Country Rating C3note-circle-sensitive-risk


  • Relatively good regional and international relations.
  • Membership of the West African Monetary Union (WAMU) and the CFA franc zone provide relative monetary stability, a common currency and access to a regional central bank. Low exchange rate and transfer risk.
  • Considerable debt relief under the HIPC initiative in 2004 and Multilateral Debt Relief Initiative in 2006.


  • Vulnerability to climatic effects on agricultural output and to changes in internationally-determined commodity prices.
  • Uncertain regional influences include a border with Mali.
  • Low-income country dependent on foreign aid.
  • Large fiscal deficits.
  • Large annual current account deficits.
  • Implementation of structural reforms sometimes slow. 
  • Weak business environment, with a high level of government intervention, a bureaucratic regulatory environment and an inefficient judiciary.


Economic Overview

Strong growth despite frailties

The economy remains heavily reliant on the primary sector, with agriculture accounting for 17% of GDP and 70% of the labor force, and on international financial aid. The economy is also highly vulnerable to domestic and external shocks, including climatic volatility and the externally-determined prices for its commodity exports. EH expects GDP growth of +5% in 2016 (after +4.5% in 2015) and +5.5% in 2017, compared with a ten-year (to end-2015) annual average of +3.4%. Longer term, the offshore oil and gas sector provides scope for an economic boost. 


​Regional framework provides support…

Senegal is a member of the West African Monetary Union (WAMU), whose common currency, the CFA franc, is issued by the Central Bank of West African States (BCEAO). The CFA franc is pegged to the EUR at a rate of XOF655.96:1EUR. Membership of the CFA franc zone engenders low exchange rate and transfer risk. We do not expect a change to the currency system in the forecast period.


…but large current account deficits require international assistance

Structural impediments feed through into competitive deficiencies in key export industries and Senegal’s external accounts are generally weak. Moreover, this weakness is exacerbated at times of downturn in the global economy, with associated reduced demand for commodities. At such times, however, import growth is not necessarily correspondingly reduced as inflows of capital goods are required for construction and infrastructure development, so trade deficits become larger. EH expects the current account deficit in 2016 will be -8% of GDP, with only a moderate improvement to -7% in 2017. Deficits of this magnitude are clearly not sustainable for a protracted period and Senegal will remain reliant on external support from both donors and concessionary lenders to finance external accounts.
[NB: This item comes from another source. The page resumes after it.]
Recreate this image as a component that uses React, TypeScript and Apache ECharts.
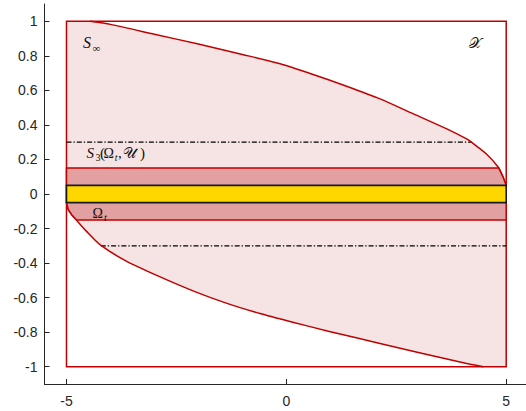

External debt commitments, although lowered, require careful management


Despite significant external debt relief, including write-offs, principally through the HIPC and MDRI initiatives in 2004 and 2006, external obligations and their repayment schedules are a significant redirection of limited financial resources away from more productive uses. Debt has been increasing and the external debt/GDP ratio is forecast at 50% in 2016, relatively high for an economy such as Senegal’s. Annual debt servicing is currently only around 6% of export earnings but this still represents a repayment burden for a country with volatile and limited foreign exchange earning capacity.